3:08 AM ET
- Royce YoungESPN Staff Writer Close
- Covers the Oklahoma City Thunder for ESPN.com
OKLAHOMA CITY — The last week has been maybe the worst of the Oklahoma City Thunder's season, a four-game losing streak that saw a brief window of opportunity at the No. 4 seed in the Western Conference quickly disappear.
During all of it, Russell Westbrook made it a point to never lose his patience, to keep any frustration he was feeling on the inside. He was as bouncy and loud as ever at all the practices and shootarounds, and behind closed doors was resolute in his approach.
But most of all, he was going to have to lift his team on the floor. During the four-game skid, Westbrook was a scoring maniac, averaging 45 points, trying to use his legendary competitive spirit to will the Thunder to wins. There was an overall lack of cohesion, though, and while Westbrook's individual play was remarkable, the team as a whole wasn't functioning well. The four straight losses wasn't the only streak, either: Westbrook hadn't had a triple-double in a week.
That changed on Thursday against the San Antonio Spurs, with Westbrook producing one of his best overall performances of the season, notching his 31st triple-double with 23 points, 13 rebounds and 13 assists in 35 minutes as the Thunder won 102-92.
This season, the Thunder are 25-6 when Westbrook records a triple-double, and 11-23 when he doesn't. It's an eyebrow-raising stat that suggests … something.
The most important element probably is the assists. When Westbrook has 10 or more, the Thunder are 28-9, but 8-20 when he doesn't. In Westbrook's six highest-scoring games, the Thunder are 1-5. When he shoots 30 or more times, they're 4-8, but when he takes between 20 and 24 shots, they're 16-6. It seems simple: When Westbrook balances his game and distributes more and scores less, the Thunder are at their best.
It's not as cut and dried as it might seem. It's a chicken and egg type of thing: Is Westbrook scoring more because his team isn't performing, or is his team not performing because he's scoring? Is he passing more because the team is playing better, or is the team playing better because he's passing more?
"He has a really good pulse of where we're at as a team," Thunder coach Billy Donovan said. "I think sometimes you might say, 'OK, just play like that all the time,' but then sometimes you'd be sitting here saying, 'Do you want more from Russell? Is there an opportunity for Russell? Should he have done a little bit more?' You're always going to do that and that's the thing I love about being around and working with him and coaching him. It's not about usage, it's about what does the team need at this moment in time, and he tries to do the very best he can to help the team."
Like Donovan said, it seems easy to just assume when Westbrook plays the way he did against the Spurs, the Thunder are at their best. But with flaws on the roster, and no go-to secondary option on off nights, when the team isn't playing well the responsibility falls directly to Westbrook. Against the Trail Blazers two nights ago, the Thunder were a defensive mess. So Westbrook tried to outscore Portland himself.

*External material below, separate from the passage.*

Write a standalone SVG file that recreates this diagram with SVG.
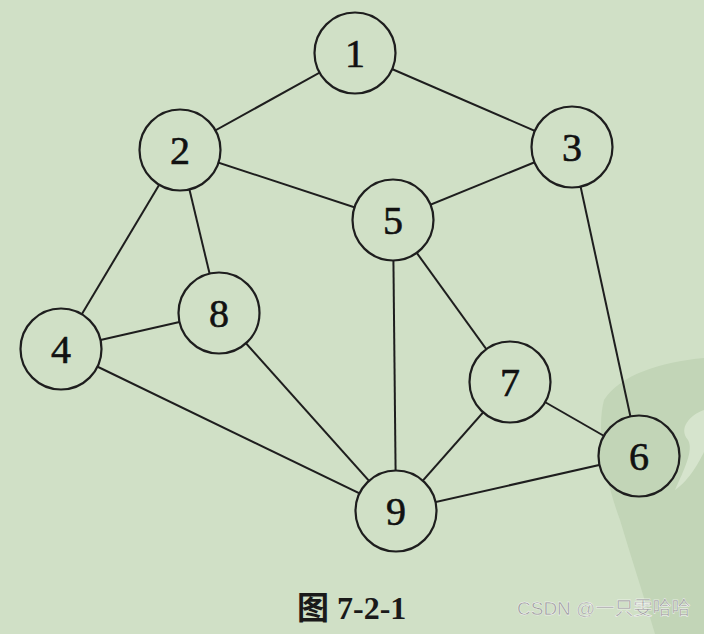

"He's always evaluating and viewing it from the perspective, 'What do I need to do, and what does the team need from me?' And then I think he tries to do it," Donovan said. "I know there's games where his usage rate is through the ceiling, but that's what the game requires for that night from him. And tonight was a game where he was just leading, managing, getting everybody involved."

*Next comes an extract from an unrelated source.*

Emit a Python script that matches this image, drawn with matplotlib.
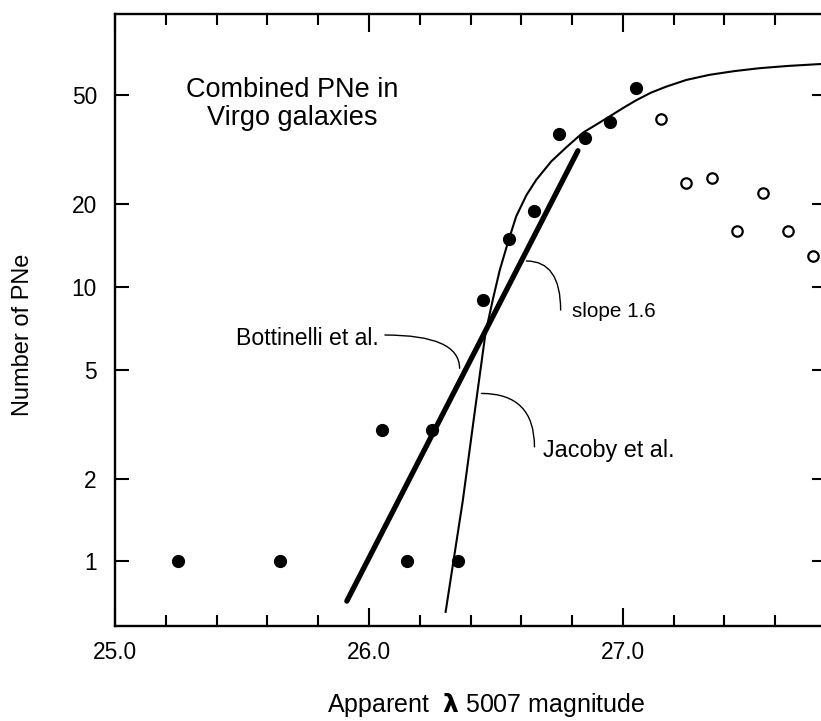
import matplotlib
matplotlib.use("Agg")
import matplotlib.pyplot as plt
from matplotlib.ticker import FixedLocator, MultipleLocator, NullLocator, FixedFormatter

plt.rcParams['font.family'] = ['Liberation Sans', 'DejaVu Sans']

# observed counts (filled: complete sample, open: incomplete)
filled_mag = [25.25, 25.65, 26.05, 26.15, 26.25, 26.35, 26.45, 26.55, 26.65, 26.75, 26.85, 26.95, 27.05]
filled_n = [1, 1, 3, 1, 3, 1, 9, 15, 19, 36, 35, 40, 53]
open_mag = [27.15, 27.25, 27.35, 27.45, 27.55, 27.65, 27.75]
open_n = [41, 24, 25, 16, 22, 16, 13]

# Bottinelli et al. straight fit (end points)
bott_mag = [25.913, 26.823]
bott_n = [0.715, 31.4]

# Jacoby et al. luminosity function
jac_mag = [26.302, 26.370, 26.423, 26.459, 26.488, 26.515, 26.547, 26.580, 26.620,
           26.659, 26.718, 26.777, 26.842, 26.941, 27.00, 27.053, 27.11, 27.171,
           27.25, 27.341, 27.44, 27.538, 27.65, 27.774, 27.85]
jac_n = [0.653, 1.67, 3.87, 6.78, 9.0, 11.5, 14.5, 18.1, 21.6,
         24.6, 28.7, 32.3, 36.5, 41.5, 44.9, 48.0, 51.1, 53.8,
         56.9, 59.4, 61.3, 62.8, 64.0, 65.0, 65.5]

yticks = [1, 2, 5, 10, 20, 50]
ytick_labels = ['1', '2', '5', '10', '20', '50']
xticks = [25.0, 26.0, 27.0]
xtick_labels = ['25.0', '26.0', '27.0']

fig = plt.figure(figsize=(8.21, 7.21), dpi=100)
ax = fig.add_axes([115 / 821, 1 - 626 / 721, 711 / 821, 612 / 721])

ax.plot(jac_mag, jac_n, color='black', lw=1.5, solid_joinstyle='round')
ax.plot(bott_mag, bott_n, color='black', lw=3.8, solid_capstyle='round')
ax.plot(filled_mag, filled_n, 'o', color='black', ms=8.5, zorder=5)
ax.plot(open_mag, open_n, 'o', mfc='white', mec='black', mew=1.6, ms=7.5, zorder=5)

ax.set_yscale('log')
ax.set_xlim(25.0, 27.8)
ax.set_ylim(0.58, 99)

ax.yaxis.set_major_locator(FixedLocator(yticks))
ax.yaxis.set_major_formatter(FixedFormatter(ytick_labels))
ax.yaxis.set_minor_locator(NullLocator())
ax.xaxis.set_major_locator(FixedLocator(xticks))
ax.xaxis.set_major_formatter(FixedFormatter(xtick_labels))
ax.xaxis.set_minor_locator(MultipleLocator(0.2))

ax.tick_params(axis='both', which='both', direction='in', top=True, right=True,
               width=1.5, labelsize=16.4, color='black')
ax.tick_params(axis='y', which='major', length=10, pad=13)
ax.tick_params(axis='x', which='major', length=13, pad=10.5)
ax.tick_params(axis='x', which='minor', length=8)
for s in ax.spines.values():
    s.set_linewidth(1.7)

# annotations with curved leaders
leader = dict(arrowstyle='-', lw=1.0, color='black', shrinkA=0, shrinkB=0,
              connectionstyle='angle3,angleA=0,angleB=90')
ax.annotate('', xy=(26.357, 5.05), xytext=(26.063, 6.68), arrowprops=leader)
ax.annotate('', xy=(26.755, 8.24), xytext=(26.620, 12.44), arrowprops=leader)
ax.annotate('', xy=(26.652, 2.61), xytext=(26.443, 4.09), arrowprops=leader)

ax.text(26.038, 6.51, 'Bottinelli et al.', ha='right', va='center', fontsize=16.6)
ax.text(26.798, 8.17, 'slope 1.6', ha='left', va='center', fontsize=14.9)
ax.text(26.684, 2.54, 'Jacoby et al.', ha='left', va='center', fontsize=16.8)
ax.text(0.2497, 0.853, 'Combined PNe in\nVirgo galaxies', transform=ax.transAxes,
        ha='center', va='center', fontsize=19.5, linespacing=1.1)

fig.text(23 / 821, 1 - 335 / 721, 'Number of PNe', rotation=90, ha='center', va='center',
         fontsize=17)
fig.text(486 / 821, 1 - 705 / 721, 'Apparent  $\\boldsymbol{\\lambda}$ 5007 magnitude',
         ha='center', va='center', fontsize=18)

fig.savefig('out.png', dpi=100)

Where Westbrook's responsibility falls is in trying to help the pieces around him produce at a high level each night. He can't make Doug McDermott make shots, or make Steven Adams rebound. But he can keep his team engaged, and do his part to utilize the roster around him. And when he does, the Thunder quickly become a competent, solid team.
Thursday was Westbrook at the peak of his powers, using every tool in the belt to carve apart the Spurs. When he plays that way, he has a look of being possibly the best player in the world. It's hard to consistently replicate because it requires a synergy from his teammates for that to happen. The Thunder always have played to their potential when Westbrook manages more than takes over, but there have been plenty of games this season when he has rescued them with individual heroics. He's not perfect, and he often makes bad choices. But Westbrook is always willing to try, for better or worse.
The Thunder needed the best of Westbrook against the Spurs, and he delivered. It didn't carry the kind of emphatic MVP statement against fellow contender Kawhi Leonard, mainly because the Thunder outplayed the Spurs considerably and there wasn't an opportunity to have a moment in a close game. Westbrook played the Thunder to their potential, and his teammates answered the bell.